— Start —

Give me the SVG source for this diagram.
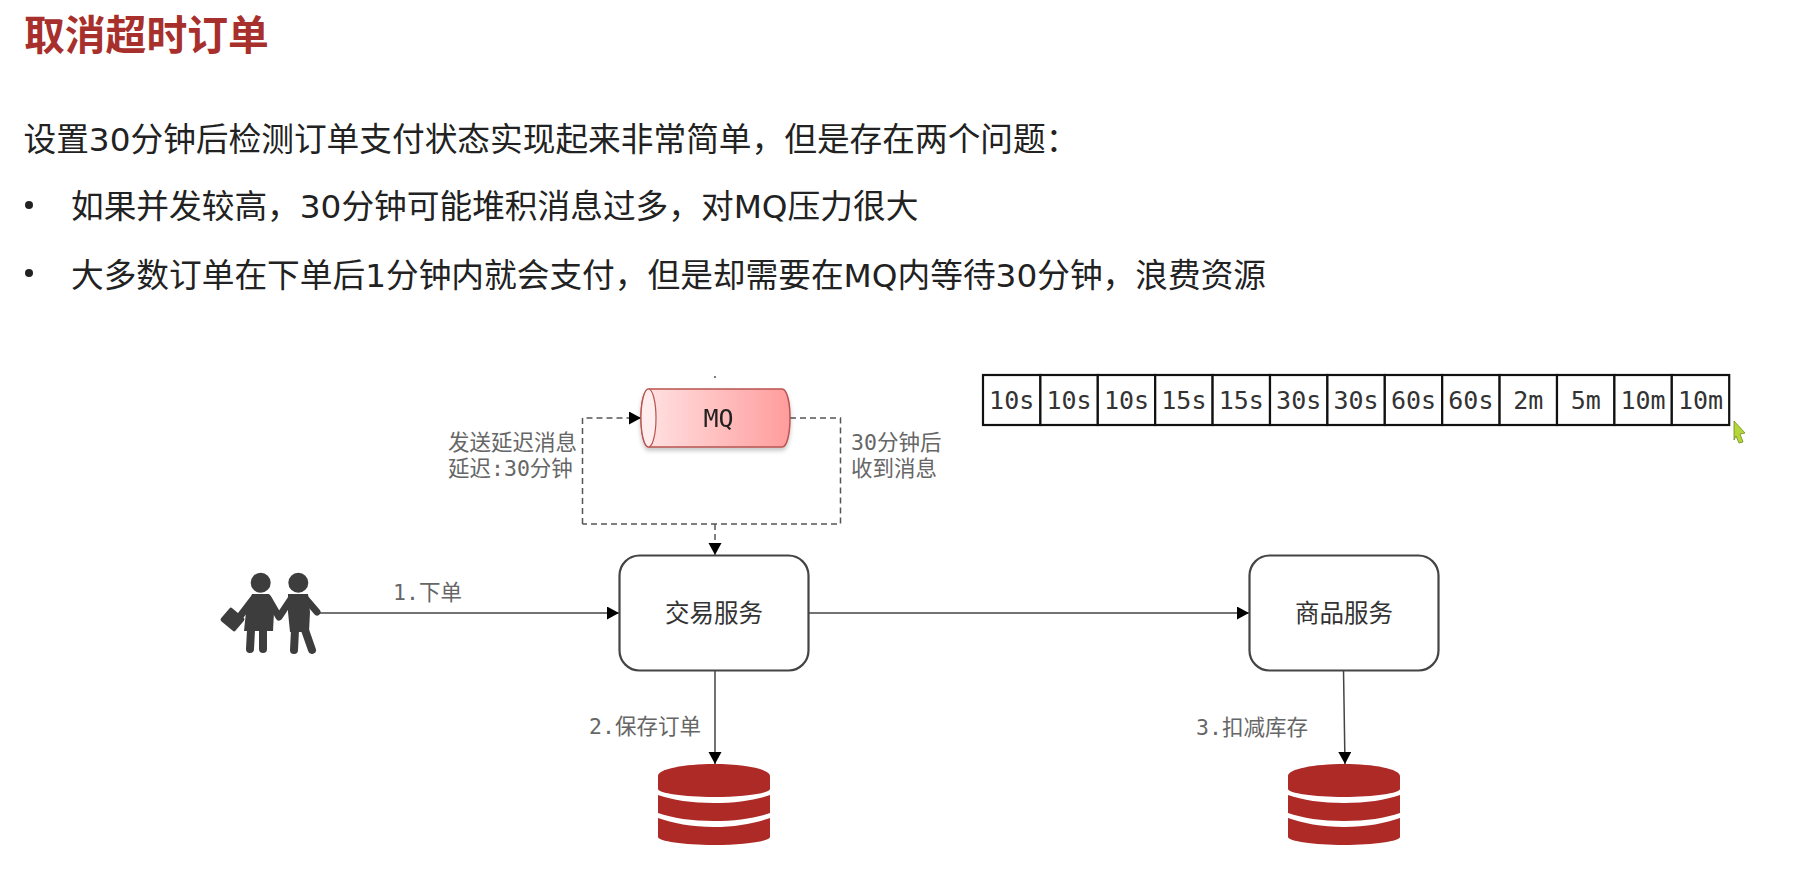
<svg xmlns="http://www.w3.org/2000/svg" width="1798" height="888" viewBox="0 0 1798 888">
<style>
.cjk{font-family:"DejaVu Sans","Noto Sans CJK SC",sans-serif}
.mono{font-family:"DejaVu Sans Mono","Noto Sans CJK SC",monospace}
.body{font-size:32.7px;fill:#222}
.lbl{font-size:21.5px;fill:#666}
.nodeText{font-size:24.500px;fill:#333;text-anchor:middle;dominant-baseline:central}
.box{fill:#fff;stroke:#444;stroke-width:2.2}
.cell{fill:#fff;stroke:#111;stroke-width:2.2}
.cellText{font-size:25px;fill:#333;text-anchor:middle}
.ln{fill:none;stroke:#444;stroke-width:1.5}
.dash{fill:none;stroke:#555;stroke-width:1.5;stroke-dasharray:6 4}
.db{fill:#ad2a26}
.ppl{fill:#3d3d3d}
.limb{fill:none;stroke:#3d3d3d;stroke-linecap:round;stroke-linejoin:round}
</style>
<defs>
<marker id="arr" markerUnits="userSpaceOnUse" markerWidth="14" markerHeight="14" refX="12" refY="6.5" orient="auto"><path d="M0 0L12 6.5L0 13Z" fill="#000"/></marker>
<linearGradient id="mqg" x1="0" y1="0" x2="1" y2="0"><stop offset="0" stop-color="#ffe4e4"/><stop offset="1" stop-color="#ff9c9c"/></linearGradient>
<filter id="sh" x="-10%" y="-20%" width="120%" height="150%"><feDropShadow dx="0" dy="3" stdDeviation="2" flood-color="#000" flood-opacity="0.22"/></filter>
<path id="cyl" d="M-56 12C-56 5-30 0 0 0S56 5 56 12V25C56 29 30 33 0 33S-56 29-56 25ZM-56 31C-42 36-22 39 0 39S42 36 56 31V49C42 54 22 57 0 57S-42 54-56 49ZM-56 54C-42 59-22 63 0 63S42 59 56 54V73C56 77 30 81 0 81S-56 77-56 73Z"/>
</defs>
<rect width="1798" height="888" fill="#fff"/>
<g id="heading">
<text class="cjk" x="24" y="50" font-size="40.800" font-weight="700" fill="#a8302c">取消超时订单</text>
<text class="cjk body" x="23.500" y="150.500">设置30分钟后检测订单支付状态实现起来非常简单，但是存在两个问题：</text>
<circle cx="29" cy="205" r="4" fill="#222"/>
<text class="cjk body" x="71" y="218">如果并发较高，30分钟可能堆积消息过多，对MQ压力很大</text>
<circle cx="29" cy="273" r="4" fill="#222"/>
<text class="cjk body" x="71" y="287">大多数订单在下单后1分钟内就会支付，但是却需要在MQ内等待30分钟，浪费资源</text>
</g>
<g id="connectors">
<path class="dash" d="M715 524V555" marker-end="url(#arr)"/>
<path class="dash" d="M582.500 524V418H641" marker-end="url(#arr)"/>
<path class="dash" d="M790 418H840.500V524H582.500"/>
<path class="dash" d="M715 376V378"/>
<path class="ln" d="M320 613H619" marker-end="url(#arr)"/>
<path class="ln" d="M808 613H1249" marker-end="url(#arr)"/>
<path class="ln" d="M715 670V764" marker-end="url(#arr)"/>
<path class="ln" d="M1343.500 670L1345 764" marker-end="url(#arr)"/>
<text class="mono lbl" x="393" y="600">1.下单</text>
<text class="mono lbl" x="589" y="734">2.保存订单</text>
<text class="mono lbl" x="1196" y="735">3.扣减库存</text>
<text class="mono lbl" x="448" y="450">发送延迟消息</text>
<text class="mono lbl" x="448" y="476">延迟:30分钟</text>
<text class="mono lbl" x="851" y="450">30分钟后</text>
<text class="mono lbl" x="851" y="476">收到消息</text>
</g>
<g id="mq" filter="url(#sh)">
<path d="M649 389H782C787 389 790 402 790 418S787 447 782 447H649C644 447 641 434 641 418S644 389 649 389Z" fill="url(#mqg)" stroke="#b85450" stroke-width="1.5"/>
<ellipse cx="648.500" cy="418" rx="7.500" ry="29" fill="#ffecec" stroke="#b85450" stroke-width="1.2"/>
<text class="mono nodeText" x="718.500" y="418" style="fill:#222;font-size:25px">MQ</text>
</g>
<g id="delay-table">
<rect class="cell" x="983" y="375" width="57.400" height="50"/><text class="mono cellText" x="1011.700" y="409">10s</text>
<rect class="cell" x="1040.400" y="375" width="57.400" height="50"/><text class="mono cellText" x="1069.100" y="409">10s</text>
<rect class="cell" x="1097.800" y="375" width="57.400" height="50"/><text class="mono cellText" x="1126.500" y="409">10s</text>
<rect class="cell" x="1155.200" y="375" width="57.400" height="50"/><text class="mono cellText" x="1183.900" y="409">15s</text>
<rect class="cell" x="1212.600" y="375" width="57.400" height="50"/><text class="mono cellText" x="1241.300" y="409">15s</text>
<rect class="cell" x="1270" y="375" width="57.400" height="50"/><text class="mono cellText" x="1298.700" y="409">30s</text>
<rect class="cell" x="1327.400" y="375" width="57.400" height="50"/><text class="mono cellText" x="1356.100" y="409">30s</text>
<rect class="cell" x="1384.800" y="375" width="57.400" height="50"/><text class="mono cellText" x="1413.500" y="409">60s</text>
<rect class="cell" x="1442.200" y="375" width="57.400" height="50"/><text class="mono cellText" x="1470.900" y="409">60s</text>
<rect class="cell" x="1499.600" y="375" width="57.400" height="50"/><text class="mono cellText" x="1528.300" y="409">2m</text>
<rect class="cell" x="1557" y="375" width="57.400" height="50"/><text class="mono cellText" x="1585.700" y="409">5m</text>
<rect class="cell" x="1614.400" y="375" width="57.400" height="50"/><text class="mono cellText" x="1643.100" y="409">10m</text>
<rect class="cell" x="1671.800" y="375" width="57.400" height="50"/><text class="mono cellText" x="1700.500" y="409">10m</text>
</g>
<g id="users">
<circle class="ppl" cx="260.700" cy="582.700" r="10"/>
<circle class="ppl" cx="298.300" cy="582.700" r="10"/>
<path class="ppl" d="M252 594H269L274 612L273 631H244L246 612Z"/>
<path class="limb" stroke-width="7" d="M254 598L241 615M268 598L279 617L291 599M305 598L317 612"/>
<path class="ppl" d="M288 594H308L310 612L309 632H290L288 612Z"/>
<path class="limb" stroke-width="8" d="M251 630L250 649M263 630L263 649M295 630L294 650M305 630L312 650"/>
<rect class="ppl" x="223" y="611" width="19" height="17" rx="2" transform="rotate(40 232.500 619.500)"/>
</g>
<g id="trade-service">
<rect class="box" x="619.500" y="555.500" width="189" height="115" rx="20"/>
<text class="cjk nodeText" x="714" y="613.500">交易服务</text>
</g>
<g id="goods-service">
<rect class="box" x="1249.500" y="555.500" width="189" height="115" rx="20"/>
<text class="cjk nodeText" x="1344" y="613.500">商品服务</text>
</g>
<g id="order-db"><use href="#cyl" class="db" x="714" y="764"/></g>
<g id="stock-db"><use href="#cyl" class="db" x="1344" y="764"/></g>
<g id="cursor"><path d="M1734 421L1745 433L1740 434L1743 442L1739 443L1736 436L1734 440Z" fill="#b5d63a" stroke="#6e8a1c" stroke-width="0.8"/></g>
</svg>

— End —

▶ **WHAT TO PRODUCE**
Transcribe the whole listing exactly. Pictures stay out of your copy.

▶ **TASK RESULT**
Give me the SVG source for this diagram.
<svg xmlns="http://www.w3.org/2000/svg" width="1798" height="888" viewBox="0 0 1798 888">
<style>
.cjk{font-family:"DejaVu Sans","Noto Sans CJK SC",sans-serif}
.mono{font-family:"DejaVu Sans Mono","Noto Sans CJK SC",monospace}
.body{font-size:32.7px;fill:#222}
.lbl{font-size:21.5px;fill:#666}
.nodeText{font-size:24.500px;fill:#333;text-anchor:middle;dominant-baseline:central}
.box{fill:#fff;stroke:#444;stroke-width:2.2}
.cell{fill:#fff;stroke:#111;stroke-width:2.2}
.cellText{font-size:25px;fill:#333;text-anchor:middle}
.ln{fill:none;stroke:#444;stroke-width:1.5}
.dash{fill:none;stroke:#555;stroke-width:1.5;stroke-dasharray:6 4}
.db{fill:#ad2a26}
.ppl{fill:#3d3d3d}
.limb{fill:none;stroke:#3d3d3d;stroke-linecap:round;stroke-linejoin:round}
</style>
<defs>
<marker id="arr" markerUnits="userSpaceOnUse" markerWidth="14" markerHeight="14" refX="12" refY="6.5" orient="auto"><path d="M0 0L12 6.5L0 13Z" fill="#000"/></marker>
<linearGradient id="mqg" x1="0" y1="0" x2="1" y2="0"><stop offset="0" stop-color="#ffe4e4"/><stop offset="1" stop-color="#ff9c9c"/></linearGradient>
<filter id="sh" x="-10%" y="-20%" width="120%" height="150%"><feDropShadow dx="0" dy="3" stdDeviation="2" flood-color="#000" flood-opacity="0.22"/></filter>
<path id="cyl" d="M-56 12C-56 5-30 0 0 0S56 5 56 12V25C56 29 30 33 0 33S-56 29-56 25ZM-56 31C-42 36-22 39 0 39S42 36 56 31V49C42 54 22 57 0 57S-42 54-56 49ZM-56 54C-42 59-22 63 0 63S42 59 56 54V73C56 77 30 81 0 81S-56 77-56 73Z"/>
</defs>
<rect width="1798" height="888" fill="#fff"/>
<g id="heading">
<text class="cjk" x="24" y="50" font-size="40.800" font-weight="700" fill="#a8302c">取消超时订单</text>
<text class="cjk body" x="23.500" y="150.500">设置30分钟后检测订单支付状态实现起来非常简单，但是存在两个问题：</text>
<circle cx="29" cy="205" r="4" fill="#222"/>
<text class="cjk body" x="71" y="218">如果并发较高，30分钟可能堆积消息过多，对MQ压力很大</text>
<circle cx="29" cy="273" r="4" fill="#222"/>
<text class="cjk body" x="71" y="287">大多数订单在下单后1分钟内就会支付，但是却需要在MQ内等待30分钟，浪费资源</text>
</g>
<g id="connectors">
<path class="dash" d="M715 524V555" marker-end="url(#arr)"/>
<path class="dash" d="M582.500 524V418H641" marker-end="url(#arr)"/>
<path class="dash" d="M790 418H840.500V524H582.500"/>
<path class="dash" d="M715 376V378"/>
<path class="ln" d="M320 613H619" marker-end="url(#arr)"/>
<path class="ln" d="M808 613H1249" marker-end="url(#arr)"/>
<path class="ln" d="M715 670V764" marker-end="url(#arr)"/>
<path class="ln" d="M1343.500 670L1345 764" marker-end="url(#arr)"/>
<text class="mono lbl" x="393" y="600">1.下单</text>
<text class="mono lbl" x="589" y="734">2.保存订单</text>
<text class="mono lbl" x="1196" y="735">3.扣减库存</text>
<text class="mono lbl" x="448" y="450">发送延迟消息</text>
<text class="mono lbl" x="448" y="476">延迟:30分钟</text>
<text class="mono lbl" x="851" y="450">30分钟后</text>
<text class="mono lbl" x="851" y="476">收到消息</text>
</g>
<g id="mq" filter="url(#sh)">
<path d="M649 389H782C787 389 790 402 790 418S787 447 782 447H649C644 447 641 434 641 418S644 389 649 389Z" fill="url(#mqg)" stroke="#b85450" stroke-width="1.5"/>
<ellipse cx="648.500" cy="418" rx="7.500" ry="29" fill="#ffecec" stroke="#b85450" stroke-width="1.2"/>
<text class="mono nodeText" x="718.500" y="418" style="fill:#222;font-size:25px">MQ</text>
</g>
<g id="delay-table">
<rect class="cell" x="983" y="375" width="57.400" height="50"/><text class="mono cellText" x="1011.700" y="409">10s</text>
<rect class="cell" x="1040.400" y="375" width="57.400" height="50"/><text class="mono cellText" x="1069.100" y="409">10s</text>
<rect class="cell" x="1097.800" y="375" width="57.400" height="50"/><text class="mono cellText" x="1126.500" y="409">10s</text>
<rect class="cell" x="1155.200" y="375" width="57.400" height="50"/><text class="mono cellText" x="1183.900" y="409">15s</text>
<rect class="cell" x="1212.600" y="375" width="57.400" height="50"/><text class="mono cellText" x="1241.300" y="409">15s</text>
<rect class="cell" x="1270" y="375" width="57.400" height="50"/><text class="mono cellText" x="1298.700" y="409">30s</text>
<rect class="cell" x="1327.400" y="375" width="57.400" height="50"/><text class="mono cellText" x="1356.100" y="409">30s</text>
<rect class="cell" x="1384.800" y="375" width="57.400" height="50"/><text class="mono cellText" x="1413.500" y="409">60s</text>
<rect class="cell" x="1442.200" y="375" width="57.400" height="50"/><text class="mono cellText" x="1470.900" y="409">60s</text>
<rect class="cell" x="1499.600" y="375" width="57.400" height="50"/><text class="mono cellText" x="1528.300" y="409">2m</text>
<rect class="cell" x="1557" y="375" width="57.400" height="50"/><text class="mono cellText" x="1585.700" y="409">5m</text>
<rect class="cell" x="1614.400" y="375" width="57.400" height="50"/><text class="mono cellText" x="1643.100" y="409">10m</text>
<rect class="cell" x="1671.800" y="375" width="57.400" height="50"/><text class="mono cellText" x="1700.500" y="409">10m</text>
</g>
<g id="users">
<circle class="ppl" cx="260.700" cy="582.700" r="10"/>
<circle class="ppl" cx="298.300" cy="582.700" r="10"/>
<path class="ppl" d="M252 594H269L274 612L273 631H244L246 612Z"/>
<path class="limb" stroke-width="7" d="M254 598L241 615M268 598L279 617L291 599M305 598L317 612"/>
<path class="ppl" d="M288 594H308L310 612L309 632H290L288 612Z"/>
<path class="limb" stroke-width="8" d="M251 630L250 649M263 630L263 649M295 630L294 650M305 630L312 650"/>
<rect class="ppl" x="223" y="611" width="19" height="17" rx="2" transform="rotate(40 232.500 619.500)"/>
</g>
<g id="trade-service">
<rect class="box" x="619.500" y="555.500" width="189" height="115" rx="20"/>
<text class="cjk nodeText" x="714" y="613.500">交易服务</text>
</g>
<g id="goods-service">
<rect class="box" x="1249.500" y="555.500" width="189" height="115" rx="20"/>
<text class="cjk nodeText" x="1344" y="613.500">商品服务</text>
</g>
<g id="order-db"><use href="#cyl" class="db" x="714" y="764"/></g>
<g id="stock-db"><use href="#cyl" class="db" x="1344" y="764"/></g>
<g id="cursor"><path d="M1734 421L1745 433L1740 434L1743 442L1739 443L1736 436L1734 440Z" fill="#b5d63a" stroke="#6e8a1c" stroke-width="0.8"/></g>
</svg>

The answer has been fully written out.